*What to work on*:
Below is some material; set it all down exactly, apart from the pictures.

*Provided data*:
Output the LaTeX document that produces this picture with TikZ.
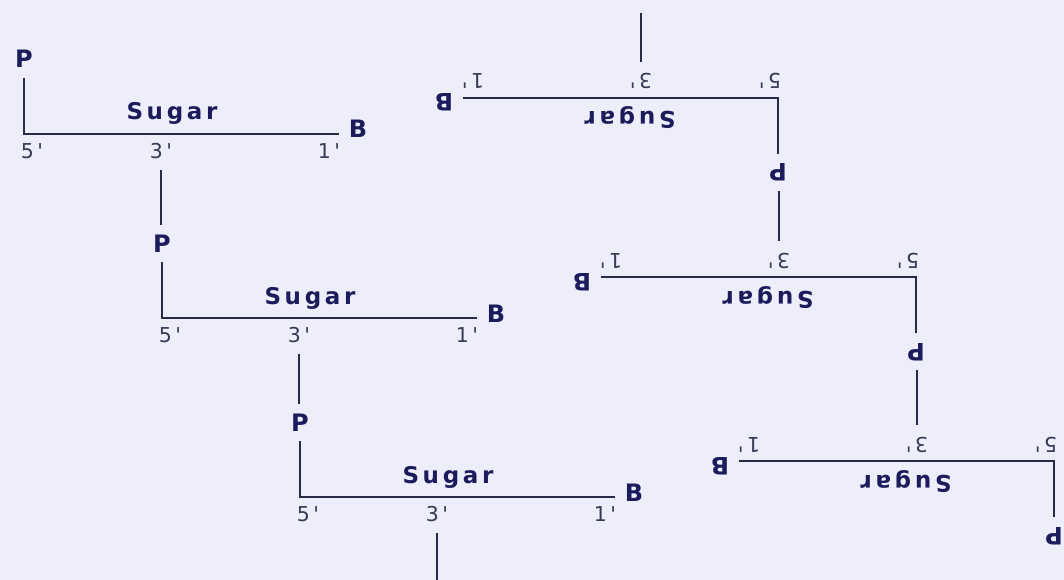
\documentclass[tikz,border=0pt]{standalone}
\usepackage{fontspec}
\newfontfamily\labfont{DejaVu Sans}
\newfontfamily\sugarfont{DejaVu Sans}[LetterSpace=16]
\newfontfamily\numfont{DejaVu Sans}
\definecolor{bg}{HTML}{EEEEFA}
\definecolor{ink}{HTML}{1C1C5C}
\definecolor{bondc}{HTML}{2A2A48}
\definecolor{numc}{HTML}{3A3A56}
\tikzset{
  lab/.style={inner sep=0pt, outer sep=10pt, text=ink, font=\labfont\bfseries\fontsize{24}{24}\selectfont, anchor=base},
  sug/.style={inner sep=0pt, text=ink, font=\sugarfont\bfseries\fontsize{23}{23}\selectfont, anchor=base},
  num/.style={inner sep=0pt, outer sep=12pt, text=numc, font=\numfont\fontsize{20.5}{20.5}\selectfont, anchor=base},
  bond/.style={draw=bondc, line width=2pt},
}
\newcommand\strand[1]{%
  \foreach \i/\cx/\cy in {1/24/134,2/162/318,3/300/497}{%
    \coordinate (#1C\i) at (\cx,\cy);
    \node[lab] (#1P\i) at (\cx,\cy-66) {P};
    \node[sug] (#1S\i) at (\cx+148,\cy-14) {Sugar};
    \node[lab] (#1B\i) at (\cx+334,\cy+4) {B};
    \node[num] (#1F\i) at (\cx+8,\cy+24) {5\,\textquotesingle};
    \node[num] (#1T\i) at (\cx+137,\cy+24) {3\,\textquotesingle};
    \node[num] (#1O\i) at (\cx+305,\cy+24) {1\,\textquotesingle};
    \draw[bond] (#1P\i.south) |- (#1C\i) -- (#1C\i -| #1B\i.west);
  }
  \draw[bond] (#1T1.south) -- (#1T1.south |- #1P2.north);
  \draw[bond] (#1T2.south) -- (#1T2.south |- #1P3.north);
  \coordinate (#1E) at (436,582);
  \draw[bond] (#1T3.south) -- (#1T3.south |- #1E);
}
\begin{document}
\begin{tikzpicture}[x=1pt,y=-1pt]
\useasboundingbox[fill=bg] (0,0) rectangle (1064,580);
\strand{L}
\begin{scope}[rotate around={180:(539,297.5)}, transform shape]
\strand{R}
\end{scope}
\end{tikzpicture}
\end{document}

*Reply*:
Output the LaTeX document that produces this picture with TikZ.
\documentclass[tikz,border=0pt]{standalone}
\usepackage{fontspec}
\newfontfamily\labfont{DejaVu Sans}
\newfontfamily\sugarfont{DejaVu Sans}[LetterSpace=16]
\newfontfamily\numfont{DejaVu Sans}
\definecolor{bg}{HTML}{EEEEFA}
\definecolor{ink}{HTML}{1C1C5C}
\definecolor{bondc}{HTML}{2A2A48}
\definecolor{numc}{HTML}{3A3A56}
\tikzset{
  lab/.style={inner sep=0pt, outer sep=10pt, text=ink, font=\labfont\bfseries\fontsize{24}{24}\selectfont, anchor=base},
  sug/.style={inner sep=0pt, text=ink, font=\sugarfont\bfseries\fontsize{23}{23}\selectfont, anchor=base},
  num/.style={inner sep=0pt, outer sep=12pt, text=numc, font=\numfont\fontsize{20.5}{20.5}\selectfont, anchor=base},
  bond/.style={draw=bondc, line width=2pt},
}
\newcommand\strand[1]{%
  \foreach \i/\cx/\cy in {1/24/134,2/162/318,3/300/497}{%
    \coordinate (#1C\i) at (\cx,\cy);
    \node[lab] (#1P\i) at (\cx,\cy-66) {P};
    \node[sug] (#1S\i) at (\cx+148,\cy-14) {Sugar};
    \node[lab] (#1B\i) at (\cx+334,\cy+4) {B};
    \node[num] (#1F\i) at (\cx+8,\cy+24) {5\,\textquotesingle};
    \node[num] (#1T\i) at (\cx+137,\cy+24) {3\,\textquotesingle};
    \node[num] (#1O\i) at (\cx+305,\cy+24) {1\,\textquotesingle};
    \draw[bond] (#1P\i.south) |- (#1C\i) -- (#1C\i -| #1B\i.west);
  }
  \draw[bond] (#1T1.south) -- (#1T1.south |- #1P2.north);
  \draw[bond] (#1T2.south) -- (#1T2.south |- #1P3.north);
  \coordinate (#1E) at (436,582);
  \draw[bond] (#1T3.south) -- (#1T3.south |- #1E);
}
\begin{document}
\begin{tikzpicture}[x=1pt,y=-1pt]
\useasboundingbox[fill=bg] (0,0) rectangle (1064,580);
\strand{L}
\begin{scope}[rotate around={180:(539,297.5)}, transform shape]
\strand{R}
\end{scope}
\end{tikzpicture}
\end{document}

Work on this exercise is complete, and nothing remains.